# START OF Source data

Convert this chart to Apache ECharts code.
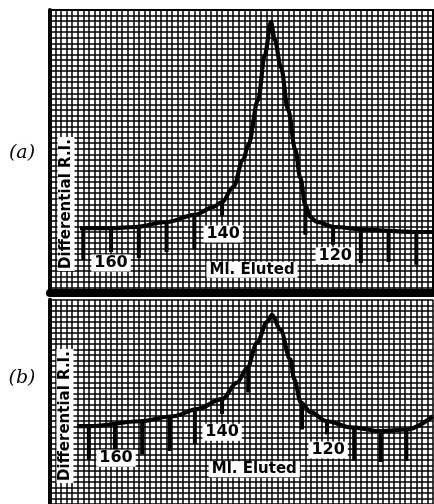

# END OF Source data
# START OF Source data

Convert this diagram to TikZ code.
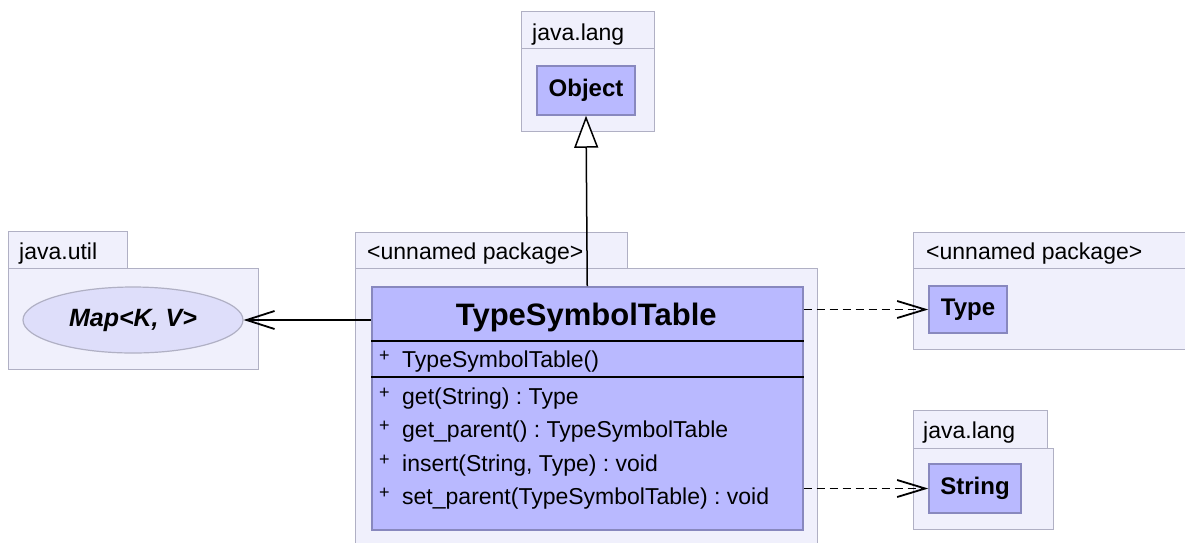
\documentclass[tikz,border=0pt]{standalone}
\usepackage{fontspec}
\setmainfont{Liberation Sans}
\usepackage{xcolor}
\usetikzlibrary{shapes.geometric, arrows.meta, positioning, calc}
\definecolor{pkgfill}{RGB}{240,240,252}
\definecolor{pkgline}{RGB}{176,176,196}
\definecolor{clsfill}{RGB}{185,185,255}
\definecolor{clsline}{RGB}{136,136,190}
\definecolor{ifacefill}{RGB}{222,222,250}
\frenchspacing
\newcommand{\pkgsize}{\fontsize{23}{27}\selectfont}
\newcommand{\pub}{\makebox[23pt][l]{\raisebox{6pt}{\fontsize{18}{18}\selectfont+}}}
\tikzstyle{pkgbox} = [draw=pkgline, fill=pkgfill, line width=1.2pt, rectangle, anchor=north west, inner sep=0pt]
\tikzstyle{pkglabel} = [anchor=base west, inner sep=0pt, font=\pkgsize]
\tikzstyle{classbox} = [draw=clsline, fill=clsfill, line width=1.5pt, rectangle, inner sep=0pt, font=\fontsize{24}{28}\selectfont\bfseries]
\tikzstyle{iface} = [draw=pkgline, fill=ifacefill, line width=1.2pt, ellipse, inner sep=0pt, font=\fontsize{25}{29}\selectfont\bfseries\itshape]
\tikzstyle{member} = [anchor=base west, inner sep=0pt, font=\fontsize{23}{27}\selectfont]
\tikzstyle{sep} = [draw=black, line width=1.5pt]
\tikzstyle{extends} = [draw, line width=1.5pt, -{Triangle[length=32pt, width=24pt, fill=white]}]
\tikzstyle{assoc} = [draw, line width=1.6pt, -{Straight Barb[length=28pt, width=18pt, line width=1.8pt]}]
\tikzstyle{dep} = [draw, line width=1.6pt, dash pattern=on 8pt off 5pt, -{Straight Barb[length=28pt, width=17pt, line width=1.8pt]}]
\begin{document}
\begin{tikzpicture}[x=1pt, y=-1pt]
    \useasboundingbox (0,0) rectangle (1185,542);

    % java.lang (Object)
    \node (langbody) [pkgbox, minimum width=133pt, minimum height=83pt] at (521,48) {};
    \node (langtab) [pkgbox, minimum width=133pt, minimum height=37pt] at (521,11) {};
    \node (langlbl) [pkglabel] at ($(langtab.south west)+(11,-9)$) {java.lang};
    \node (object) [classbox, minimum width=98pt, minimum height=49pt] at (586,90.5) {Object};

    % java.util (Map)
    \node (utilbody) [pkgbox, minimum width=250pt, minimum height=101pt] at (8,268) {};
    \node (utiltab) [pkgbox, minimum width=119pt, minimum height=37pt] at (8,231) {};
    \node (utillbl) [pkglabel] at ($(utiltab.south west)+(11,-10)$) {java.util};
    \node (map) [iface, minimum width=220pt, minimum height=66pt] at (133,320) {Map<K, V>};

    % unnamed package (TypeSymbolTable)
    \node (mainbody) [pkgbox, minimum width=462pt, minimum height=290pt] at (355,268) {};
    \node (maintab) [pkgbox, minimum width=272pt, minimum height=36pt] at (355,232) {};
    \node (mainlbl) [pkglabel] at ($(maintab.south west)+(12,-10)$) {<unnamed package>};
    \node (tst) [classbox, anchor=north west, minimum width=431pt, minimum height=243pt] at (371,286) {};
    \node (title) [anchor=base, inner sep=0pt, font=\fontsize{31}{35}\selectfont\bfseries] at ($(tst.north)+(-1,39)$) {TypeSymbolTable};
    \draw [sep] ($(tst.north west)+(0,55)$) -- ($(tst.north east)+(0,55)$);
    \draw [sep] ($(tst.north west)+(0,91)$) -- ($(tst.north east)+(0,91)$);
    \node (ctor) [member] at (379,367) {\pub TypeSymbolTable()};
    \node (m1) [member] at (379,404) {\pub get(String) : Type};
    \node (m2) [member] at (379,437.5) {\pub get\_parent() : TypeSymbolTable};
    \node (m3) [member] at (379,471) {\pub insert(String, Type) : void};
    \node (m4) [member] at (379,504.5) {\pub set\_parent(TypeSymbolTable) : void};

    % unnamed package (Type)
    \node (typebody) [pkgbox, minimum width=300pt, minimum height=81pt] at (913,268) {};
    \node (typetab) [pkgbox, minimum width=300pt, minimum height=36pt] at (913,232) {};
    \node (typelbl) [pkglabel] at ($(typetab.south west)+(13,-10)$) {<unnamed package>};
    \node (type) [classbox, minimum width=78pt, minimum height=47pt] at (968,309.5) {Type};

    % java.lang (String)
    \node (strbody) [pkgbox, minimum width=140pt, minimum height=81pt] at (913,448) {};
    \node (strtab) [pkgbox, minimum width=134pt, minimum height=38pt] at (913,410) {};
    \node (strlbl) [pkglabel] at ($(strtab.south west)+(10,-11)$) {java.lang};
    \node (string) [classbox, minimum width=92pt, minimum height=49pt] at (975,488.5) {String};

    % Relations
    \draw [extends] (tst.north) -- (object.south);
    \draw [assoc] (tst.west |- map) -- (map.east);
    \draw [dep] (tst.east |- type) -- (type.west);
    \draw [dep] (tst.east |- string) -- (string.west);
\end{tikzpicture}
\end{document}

# END OF Source data
# START OF Source data

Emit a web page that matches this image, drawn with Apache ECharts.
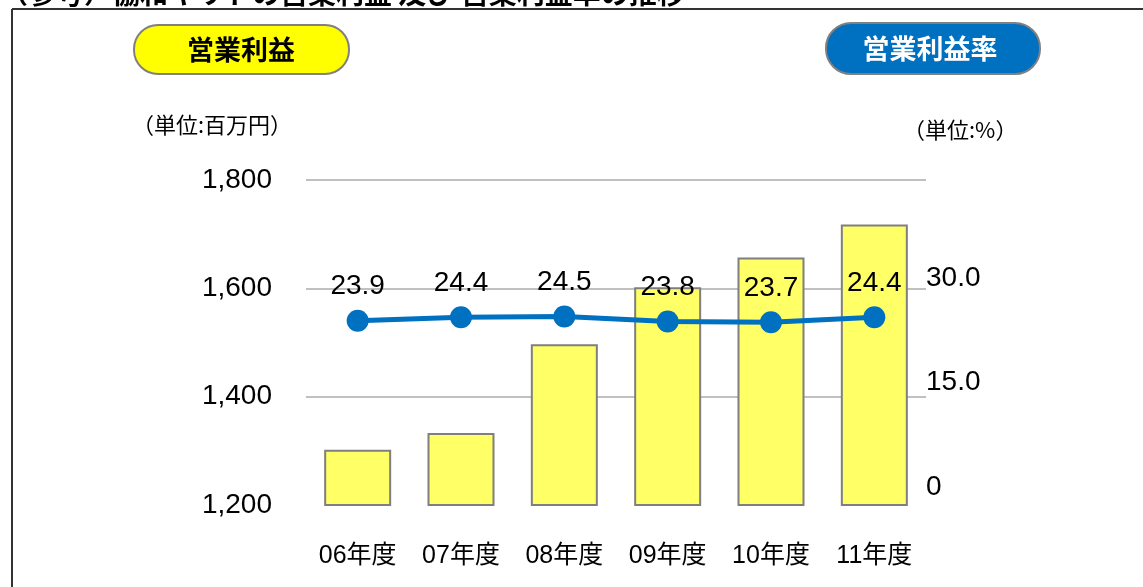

# END OF Source data

▸ Written request
Collect each line holding the string "code".

▸ Answer below
Convert this chart to Apache ECharts code.
Convert this diagram to TikZ code.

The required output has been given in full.